Alesis studio32+busses

A bus? Why that is that vehicle that drives around picking people up and taking them to another location... :)

Seriously though, that is sort of what a bus on a mixing console is. You can tell a input channel to go to a certain place, or the bus. You can have a whole bunch, if not all of your channels going to this bus, and then you have a master fader for everything assigned to the bus.

This is usefull if you want to say just turn down the whole drum mix. You assign all the channels that have the drums on them to a bus, then you can turn down just the drums with one fader without turning any of the other channels down.

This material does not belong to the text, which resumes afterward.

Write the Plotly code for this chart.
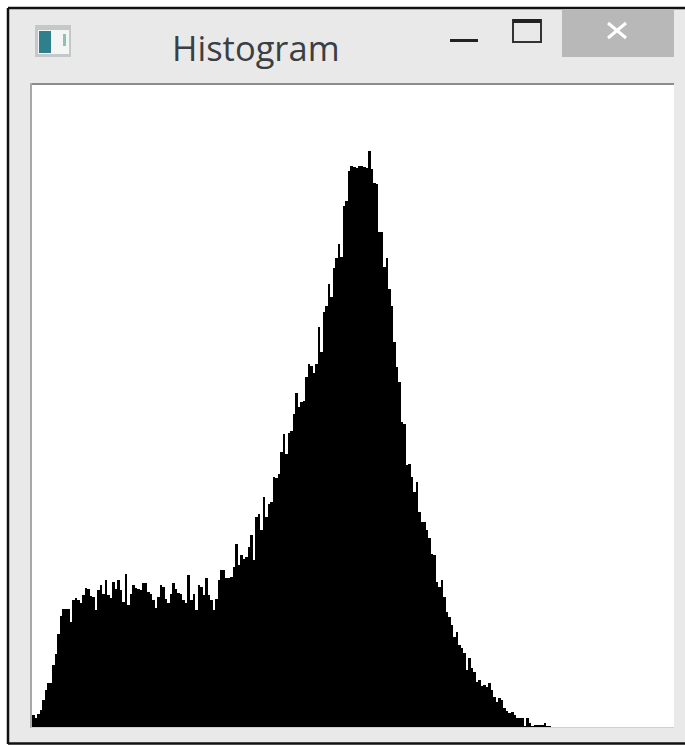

Usually, mixers have busses in multiples of two. 2, 4 ,8, 16 busses. When you assign the channel to a bus, you are actually potentially assigning it to two busses. Depending upon how many busses are on the mixer, you will have a button on each channel strip to assign it to 1&2, 3&4, etc....Now, depending upon where the channels PAN control is set, that channel will feed that a certain buss of the two that where selected. Odd busses are left, Even busses are right. So, if you want a buss to be stereo, for instance for controlling a stereo drum mix, you would assign all the drum channels to say buss 1&2, then Pan the induvidual channels to create a stereo field. Then, buss master fader 1 will control the left volume, and buss master fader 2 will control the right volume.

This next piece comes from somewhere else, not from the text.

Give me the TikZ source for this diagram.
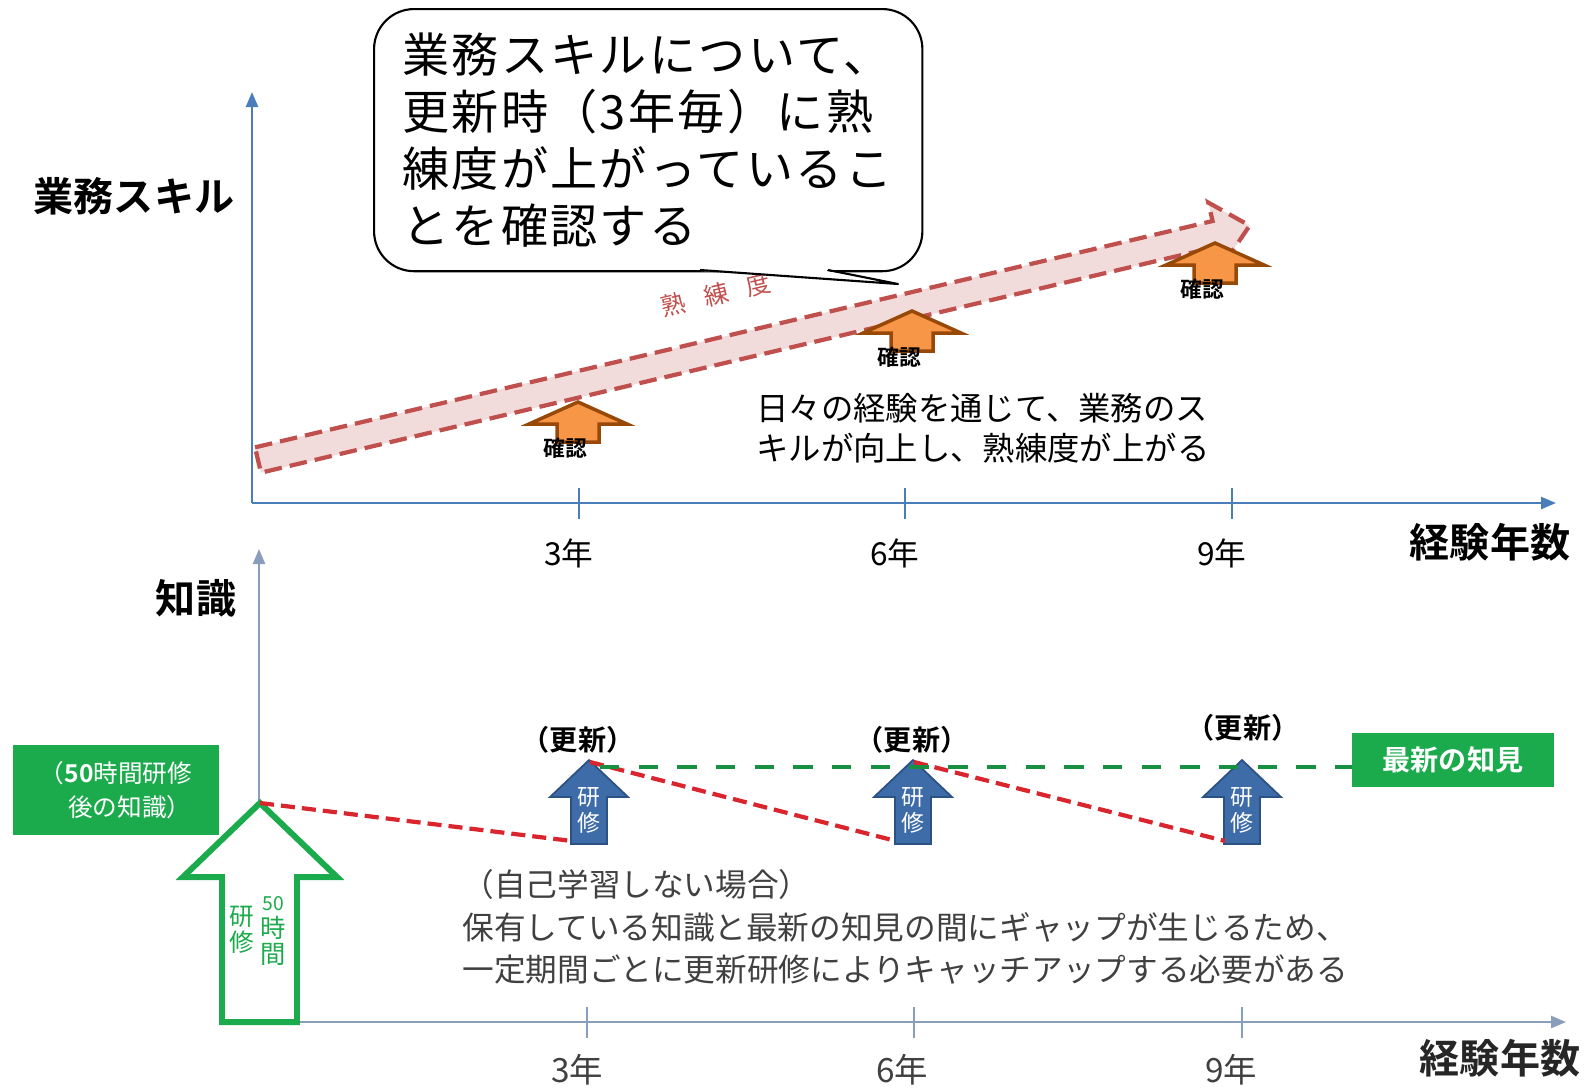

Busses can be assigned further to the stereo Master buss on the console. This is the one usually marked MIX, or MASTER.

Ed
 
Yo Sonusman:

Thanks for the expertise regarding busses; I have never quite figured out the left/right panning, etc., since it sounds funny in the headset; but this PM I'm going to try some of what you clarified with my MD-8 which I think operates in conjunction with your response.